Skin friction drag is the greater portion of drag for a streamlined shape that leaves a small wake.

Marks’ has a table from data extracted from NACA reports that gives some measured drag numbers for various fuselages at 100 mph:


A, ft^2 ---------10---------------15---------------20
D/A, average---5.5--------------4.5--------------4.0


That’s drag per square foot for various frontal areas.

At 100 mph, the dynamic pressure is 24.85 lb/ft^2

The drag coefficient for a 15 ft^2 fuselage would be 4.5/24.85 = 0.18

The LW has a well tapered tail cone so a Cd guess of 0.25 may not be too optimistic.

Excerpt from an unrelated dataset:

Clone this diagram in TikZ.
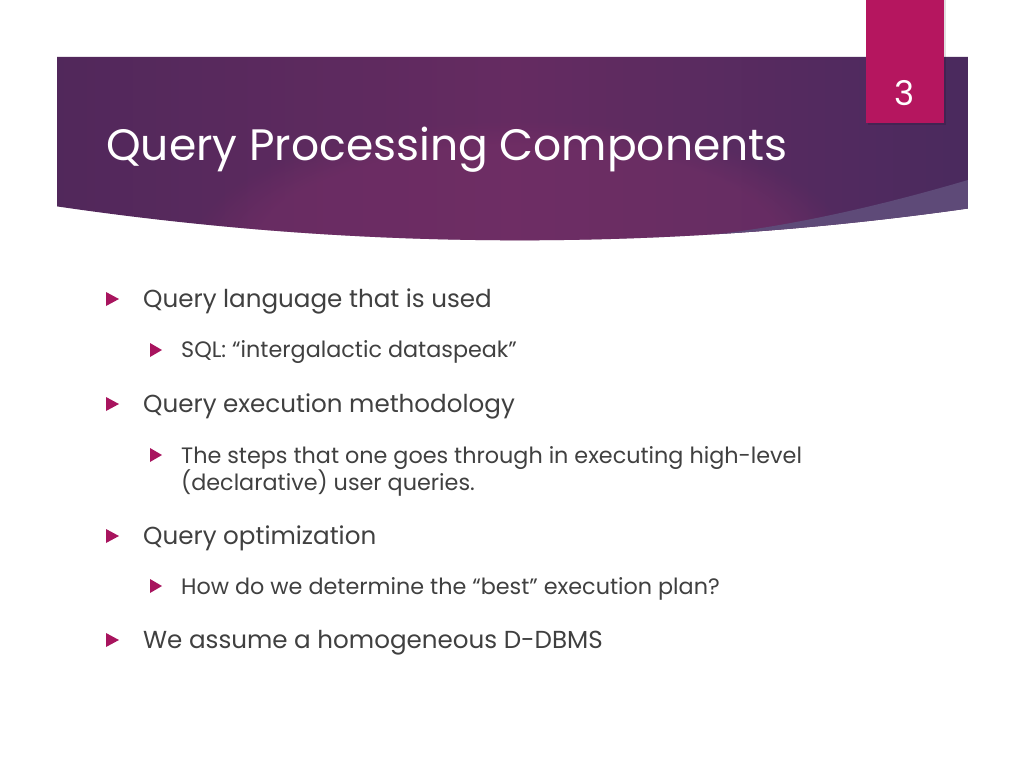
\documentclass[tikz,border=0pt]{standalone}
\usepackage{fontspec}
\setmainfont{Poppins}
\usetikzlibrary{fadings}
\definecolor{txt}{HTML}{404040}
\definecolor{mag}{HTML}{A8145E}
\definecolor{pagebox}{HTML}{B5165F}
\definecolor{bnL}{HTML}{442657}
\definecolor{bnM}{HTML}{652B61}
\definecolor{bnU}{HTML}{4A2A5E}
\definecolor{bnR}{HTML}{32234B}
\definecolor{bnP}{HTML}{7A3068}
\definecolor{swoosh}{HTML}{5E4A78}
\pgfdeclarehorizontalshading{bannershade}{100bp}{color(0bp)=(bnL); color(25bp)=(bnL!60!bnM); color(50bp)=(bnM); color(75bp)=(bnU); color(90bp)=(bnR!70!bnU); color(100bp)=(bnR)}
\begin{document}
\begin{tikzpicture}[x=1pt,y=-1pt,
  main/.style={anchor=base west,text=txt,font=\fontsize{24.6}{29}\selectfont,inner sep=0pt},
  sub/.style={anchor=base west,text=txt,font=\fontsize{22.3}{27}\selectfont,inner sep=0pt,align=left},
  bul/.style={fill=mag,draw=none}]
\useasboundingbox (0,0) rectangle (1024,768);
\fill[white] (0,0) rectangle (1024,768);
% banner
\begin{scope}
\clip (57,57) -- (968,57) -- (968,208.5) .. controls (664.3,251.6) and (360.7,250.9) .. (57,206.4) -- cycle;
\shade[shading=bannershade] (57,57) rectangle (968,260);
\fill[bnP,opacity=0.45,path fading=circle with fuzzy edge 20 percent] (520,250) ellipse (330 and 130);
\fill[swoosh] (700,236) .. controls (800,226) and (900,200) .. (968,180) -- (968,270) -- (700,270) -- cycle;
\end{scope}
% page number
\fill[black,opacity=0.12] (868,0) rectangle (946,125);
\fill[pagebox] (866,0) rectangle (944,123);
\node[text=white,font=\fontsize{34}{40}\selectfont] (pn) at (904,93) {3};
% title
\node[anchor=base west,text=white,font=\fontsize{44}{50}\selectfont,inner sep=0pt] (title) at (106,160) {Query Processing Components};
% bullets
\fill[bul] (106,292) -- (119,299) -- (106,306) -- cycle;
\node[main] (l1) at (143,307) {Query language that is used};
\fill[bul] (150,343) -- (162,350) -- (150,357) -- cycle;
\node[sub] (l2) at (181,357) {SQL: “intergalactic dataspeak”};
\fill[bul] (106,397) -- (119,404) -- (106,411) -- cycle;
\node[main] (l3) at (143,412) {Query execution methodology};
\fill[bul] (150,448) -- (162,455) -- (150,462) -- cycle;
\node[sub] (l4) at (181,463) {The steps that one goes through in executing high-level};
\node[sub] (l4b) at (181,490) {(declarative) user queries.};
\fill[bul] (106,529) -- (119,536) -- (106,543) -- cycle;
\node[main] (l5) at (143,544) {Query optimization};
\fill[bul] (150,579) -- (162,586) -- (150,593) -- cycle;
\node[sub] (l6) at (181,594) {How do we determine the “best” execution plan?};
\fill[bul] (106,633) -- (119,640) -- (106,647) -- cycle;
\node[main] (l7) at (143,648) {We assume a homogeneous D-DBMS};
\end{tikzpicture}
\end{document}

Chuck, on the old forum you had some graphs that showed the rotor drag and the airframe drag on the same chart. I remember the airframe drag goes up (exponentially?) with airspeed, and the rotor drag goes down with airspeed (up to a point). You showed three or four curves for different kinds of enclosures.

Do you still have that graph handy?

Thanks,

Udi-

I no longer have those graphs, Udi, but it's no trouble to replot them.

My equation plotting program is on another HD but when I have occasion to swap HDs, I'll replot and attach to this thread.

An obvious way to go about estimating body drag is from the best climb speed of a gyro. At Vz the drag due to the airframe is exactly equal to the rotor drag. Given that we have resonable estimates for rotor drag working out the drag of the airframe is straight forward.

The graph below illustrates the general trend of rotor and airframe drags at various airspeeds.

Thanks, Chuck. Interesting to note that the minimum drag airspeed (best glide speed? Best L/D?) is not at the same airspeed where the two graphs intersect. I am not sure why I expected it would...

Udi-

One picture is worth 1,000 words, Udi.

The most accurate way, by far, of quantifying aircraft performance is by towline pull testing; an ideal dynamometer.

Bensen made extensive use of towline testing to evaluate changes but it wouldn't be of much use to those modern gyroplane "designers" who don't understand the difference between power and torque.